15.10.12

Maha CM pushes Railway projects


Maharashtra Chief Minister Prithviraj Chavan and his cabinet colleagues will meet the top brass of the Union railway ministry in what officials say is the biggest exercise till now to push ahead with some of Mumbai's most ambitious rail projects.
The meeting will concentrate on four major projects: the Churchgate-Virar and Chhatrapati Shivaji Terminus-Panvel elevated corridors, and the Pune-Mumbai-Ahmedabad and Mumbai-Nagpur high speed (bullet train) projects.
These projects, especially the two elevated projects, which were launched with great enthusiasm after the initial technical reports were accepted, have lost steam over the past few months, said officials, adding that the railway ministry is now desperate to get them back on track.
The railway ministry’s initial proposals were not acceptable to the state government as they involved the acquisition of a lot of private land. On the other hand, railway officials say the alternatives suggested by the government will cost more and make the projects difficult.
It is said that while the railway ministry approaches the projects from a purely engineering point of view, land acquisition remains a sticky point for the state government.
Officials said issues like land acquisition, rehabilitation of the people who will be displaced by the projects, and financial structuring of the projects, among other things, have seen their share of differences between the state government and the railway ministry.
For example, the officials pointed out, the Churchgate-Virar elevated project is now very different from what was envisaged in the technical report prepared by the Rail India Technical and Economic Services (RITES) and Systra, the Paris-based urban rail transport consultancy firm.
Chief Secretary JK Banthia, after a survey of the route, had recently asked the railway ministry to reduce the amount of private land that would be needed for the project.
“To reduce land acquisition, the alignment of the project has been tweaked,” said a senior railway official. “Now, the corridor will be underground from Oval Maidan to Mahalaxmi and become an elevated line till Bandra, before going underground again till Jogeshwari or Oshiwara. From there till Virar, it will be a mix of elevated and ‘at ground level’ structures. All this will increase the cost of the project and also make it tougher to build.”
Of the four projects, only the CST-Panvel corridor appears to be in a healthy shape ahead of the state government-railway ministry meeting. A project report prepared by the ministry has placed the alignment almost entirely on government land, nullifying the need to acquire a single ‘private legal structure.’
“Acquiring private legal structures in Mumbai is almost impossible,” said the official. “So, we have reduced that to almost nil in the CST-Panvel project. There are close to 250 hutments near Mankhurd that will need to be rehabilitated, but that should not be much of a problem.”
The two high-speed bullet train corridors — the Pune-Mumbai-Ahmedabad line, which was approved by the railway ministry, and the Mumbai-Nagpur line, which was requested by the state government — will also come up for discussion at the meeting.
“The High Speed Rail Corridor Corporation set up under the Rail Vikas Nigam Limited is fairly positive about the Pune-Ahmedabad line but the Mumbai-Nagpur line will require extensive study,” said the official.
At current prices, the Mumbai-Nagpur line — which will reduce travel time between Maharashtra’s summer and winter capitals to four hours from the current 14 hours — may cost Rs 60,000 crore, an amount railway officials believe will be difficult to recover even by the most optimistic of Public-Private Partnership models.
Officials said the meeting, which will be attended by top executives of every railway agency that has a stake in these projects, will help resolve all these thorny issues at one go.

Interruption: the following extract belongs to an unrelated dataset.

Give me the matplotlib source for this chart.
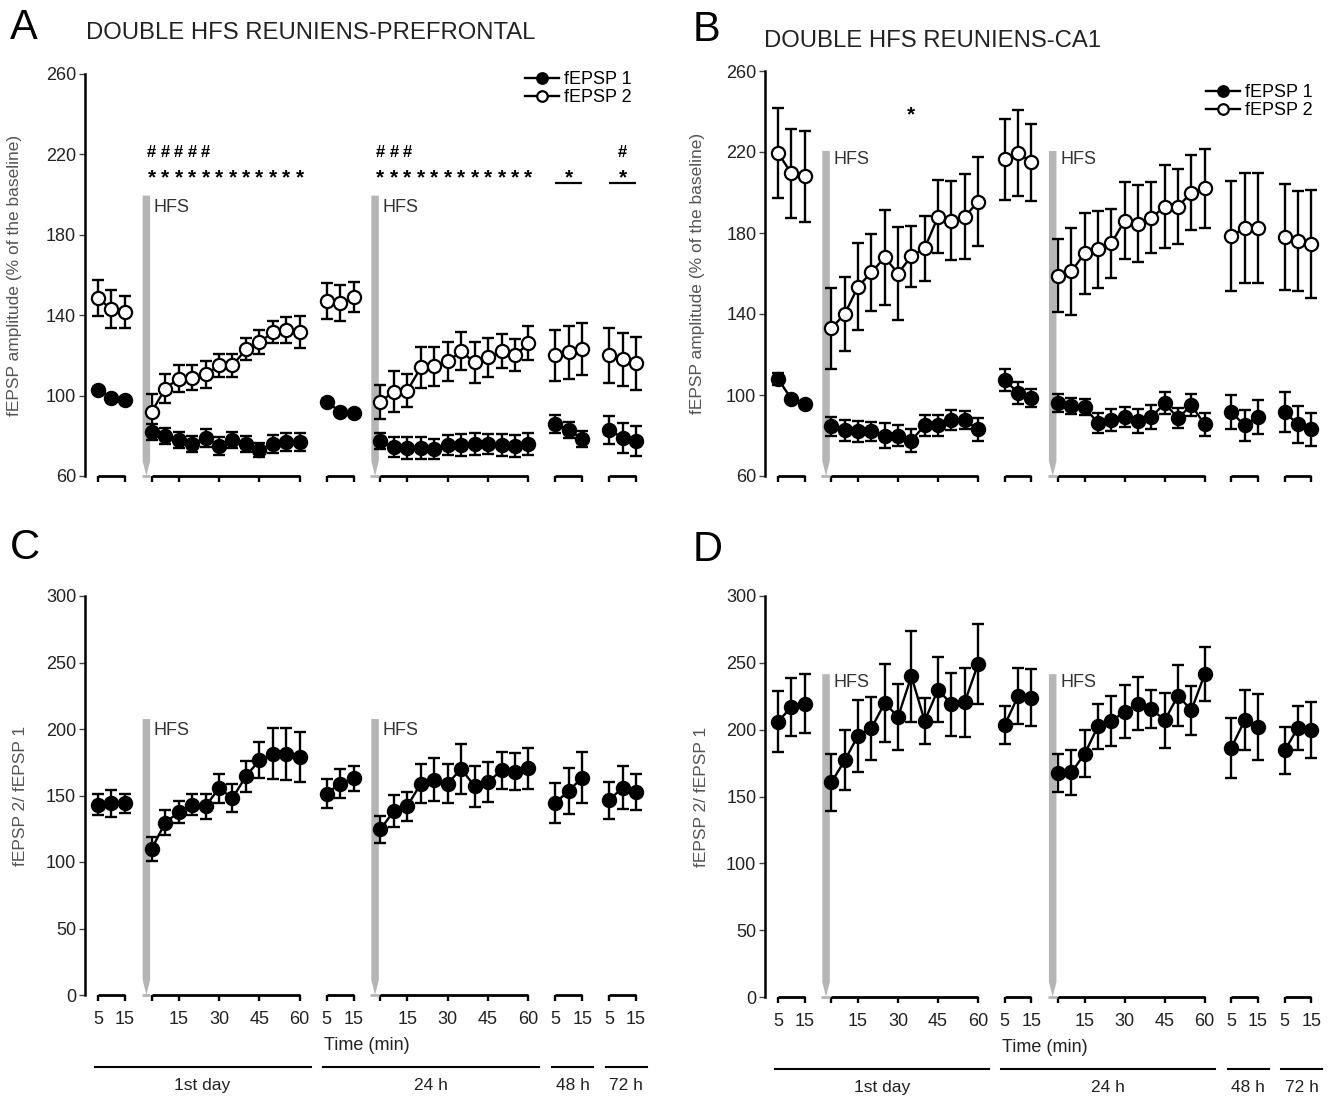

The state has asked the Railways to study feasibility of the Mumbai-Nagpur “bullet train”. Chief minister Prithviraj Chavan sought a report after a presentation by German consulting firm Vossing .
The consultants proposed a 1,000-odd km high-speed network covering Mumbai-Navi Mumbai-Pune-Aurangabad-Nagpur-Beed-Nanded-Yavatmal-Wardha-Nagpur. With trains at a maximum speed of 350 kmph, the corridor is expected to cut Mumbai-Nagpur travel time from 11 hours (Duranto) to four hours. To be fully air-conditioned, the fare would be Rs 900-3,600.
State finance minister Jayant Patil, a strong advocate of the project, pushed for its implementation at the meeting. But sources said the Railways are not keen on the project, which is estimated to cost Rs 1.30 lakh crore.